-- Extracted material start --

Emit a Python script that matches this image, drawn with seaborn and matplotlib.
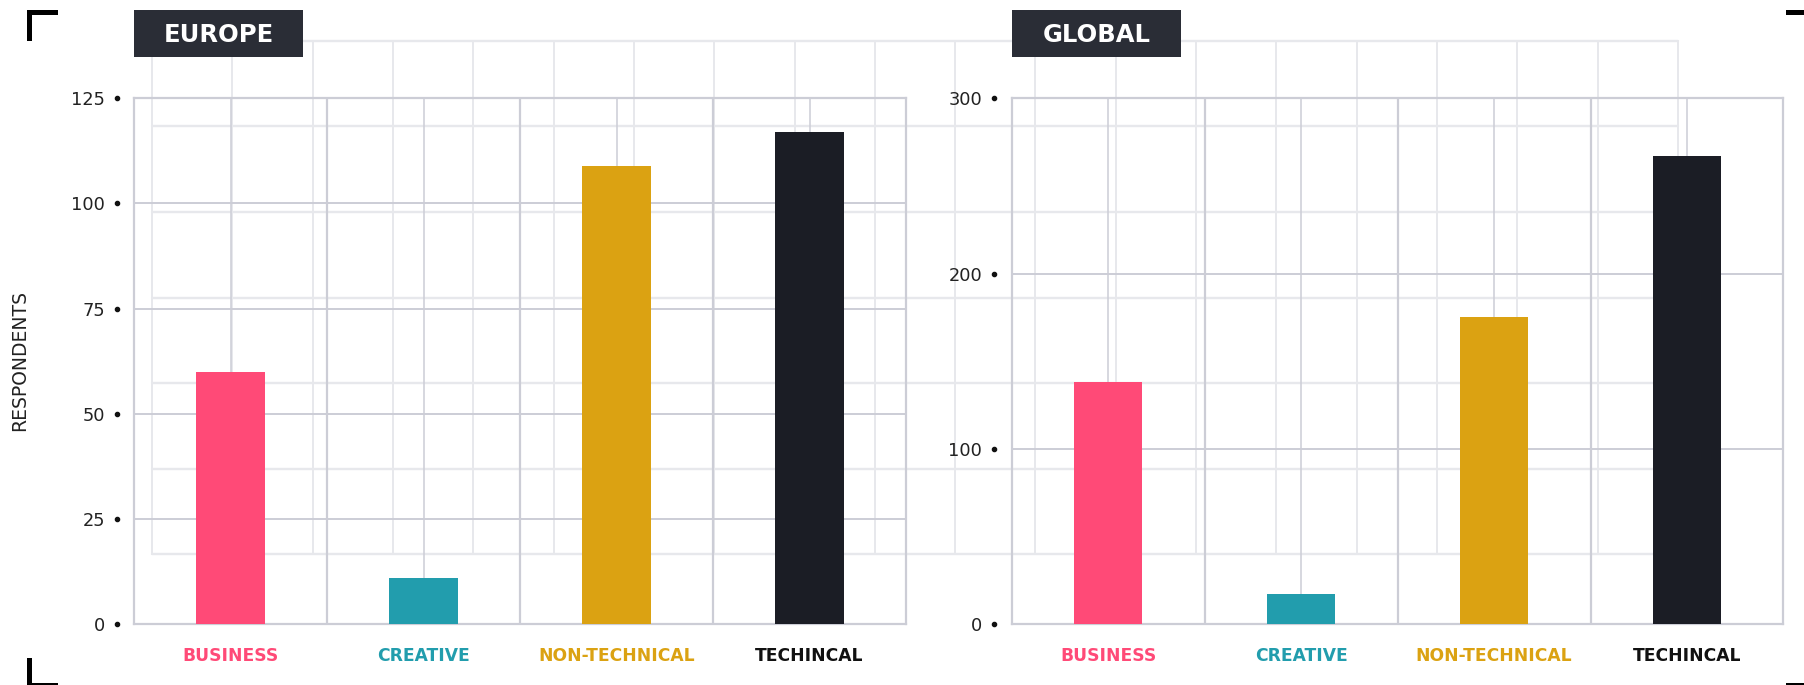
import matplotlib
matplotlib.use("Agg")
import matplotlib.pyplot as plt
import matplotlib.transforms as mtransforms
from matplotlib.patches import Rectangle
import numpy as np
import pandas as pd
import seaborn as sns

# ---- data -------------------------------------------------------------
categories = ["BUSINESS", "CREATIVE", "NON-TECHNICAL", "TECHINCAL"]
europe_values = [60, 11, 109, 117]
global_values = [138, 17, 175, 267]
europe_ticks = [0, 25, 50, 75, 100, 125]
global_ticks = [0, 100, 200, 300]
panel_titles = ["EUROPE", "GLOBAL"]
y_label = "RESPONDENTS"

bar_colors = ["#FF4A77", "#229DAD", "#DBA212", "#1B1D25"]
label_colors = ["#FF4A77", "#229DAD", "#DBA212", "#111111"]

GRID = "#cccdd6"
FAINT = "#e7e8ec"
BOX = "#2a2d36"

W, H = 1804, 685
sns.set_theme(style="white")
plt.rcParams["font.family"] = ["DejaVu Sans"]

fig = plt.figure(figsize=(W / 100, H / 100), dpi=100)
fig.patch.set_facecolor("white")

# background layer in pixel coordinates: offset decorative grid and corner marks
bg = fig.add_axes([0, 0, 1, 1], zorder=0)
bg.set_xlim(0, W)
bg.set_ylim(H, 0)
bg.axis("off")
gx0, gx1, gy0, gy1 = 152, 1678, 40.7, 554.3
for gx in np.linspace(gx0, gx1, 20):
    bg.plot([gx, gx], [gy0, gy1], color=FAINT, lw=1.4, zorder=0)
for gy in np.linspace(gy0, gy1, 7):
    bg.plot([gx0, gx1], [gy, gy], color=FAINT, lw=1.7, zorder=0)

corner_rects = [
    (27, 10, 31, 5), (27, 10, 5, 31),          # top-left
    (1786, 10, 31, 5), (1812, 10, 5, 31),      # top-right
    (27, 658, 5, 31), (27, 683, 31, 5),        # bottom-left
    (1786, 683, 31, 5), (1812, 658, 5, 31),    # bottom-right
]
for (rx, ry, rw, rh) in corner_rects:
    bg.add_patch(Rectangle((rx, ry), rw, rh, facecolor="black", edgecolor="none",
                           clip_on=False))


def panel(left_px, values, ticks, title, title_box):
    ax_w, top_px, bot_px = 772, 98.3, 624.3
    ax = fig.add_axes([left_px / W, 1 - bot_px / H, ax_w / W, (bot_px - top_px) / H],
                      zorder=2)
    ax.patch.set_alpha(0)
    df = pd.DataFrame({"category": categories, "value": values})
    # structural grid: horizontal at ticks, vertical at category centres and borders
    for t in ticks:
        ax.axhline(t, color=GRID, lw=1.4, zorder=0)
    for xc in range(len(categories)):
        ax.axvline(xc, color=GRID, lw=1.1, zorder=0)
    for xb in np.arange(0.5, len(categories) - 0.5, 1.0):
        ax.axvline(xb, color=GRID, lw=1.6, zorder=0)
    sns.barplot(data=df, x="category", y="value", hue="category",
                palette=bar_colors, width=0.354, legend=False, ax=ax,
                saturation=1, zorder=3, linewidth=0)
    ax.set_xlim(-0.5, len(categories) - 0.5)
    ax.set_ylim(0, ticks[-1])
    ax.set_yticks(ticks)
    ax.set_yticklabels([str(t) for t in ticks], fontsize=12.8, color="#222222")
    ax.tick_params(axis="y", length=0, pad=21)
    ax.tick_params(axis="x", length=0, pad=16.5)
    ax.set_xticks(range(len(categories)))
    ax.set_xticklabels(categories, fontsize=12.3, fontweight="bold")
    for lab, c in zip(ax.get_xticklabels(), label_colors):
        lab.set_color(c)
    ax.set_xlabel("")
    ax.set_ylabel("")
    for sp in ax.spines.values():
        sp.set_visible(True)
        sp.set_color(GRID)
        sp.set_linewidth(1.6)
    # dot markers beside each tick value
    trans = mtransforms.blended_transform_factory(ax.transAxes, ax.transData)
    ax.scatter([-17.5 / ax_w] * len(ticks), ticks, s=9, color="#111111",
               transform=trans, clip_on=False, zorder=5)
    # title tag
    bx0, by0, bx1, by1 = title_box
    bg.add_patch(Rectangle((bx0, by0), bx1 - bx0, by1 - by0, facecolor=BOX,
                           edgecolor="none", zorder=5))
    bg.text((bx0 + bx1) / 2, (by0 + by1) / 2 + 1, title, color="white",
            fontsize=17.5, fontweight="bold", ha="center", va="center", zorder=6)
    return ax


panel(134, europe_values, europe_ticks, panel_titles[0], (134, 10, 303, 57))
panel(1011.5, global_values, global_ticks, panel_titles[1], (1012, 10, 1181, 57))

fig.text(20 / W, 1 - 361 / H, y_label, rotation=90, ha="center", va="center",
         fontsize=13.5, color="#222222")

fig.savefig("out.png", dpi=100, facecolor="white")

-- Extracted material end --
-- Extracted material start --

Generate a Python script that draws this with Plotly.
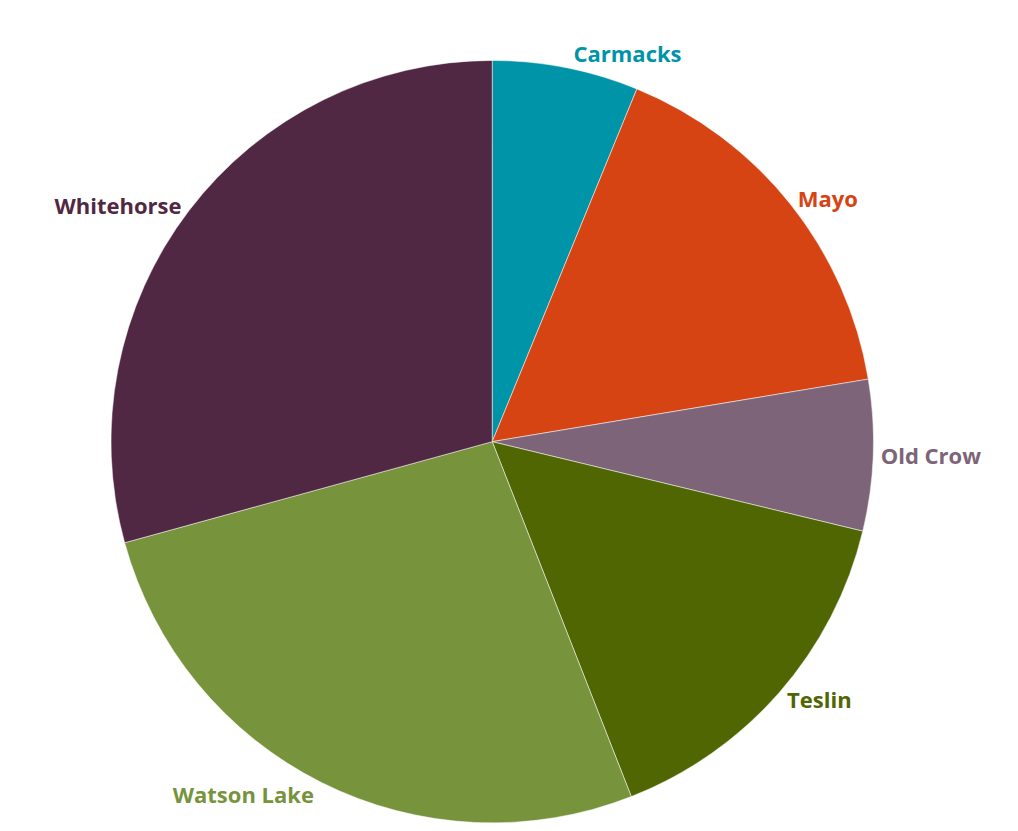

-- Extracted material end --

• Work to complete
Your task is to retype exactly the lines from the one containing "Emit a Python" through the one containing "import seaborn as sns", leaving every picture out.

• Response
Emit a Python script that matches this image, drawn with seaborn and matplotlib.
import matplotlib
matplotlib.use("Agg")
import matplotlib.pyplot as plt
import matplotlib.transforms as mtransforms
from matplotlib.patches import Rectangle
import numpy as np
import pandas as pd
import seaborn as sns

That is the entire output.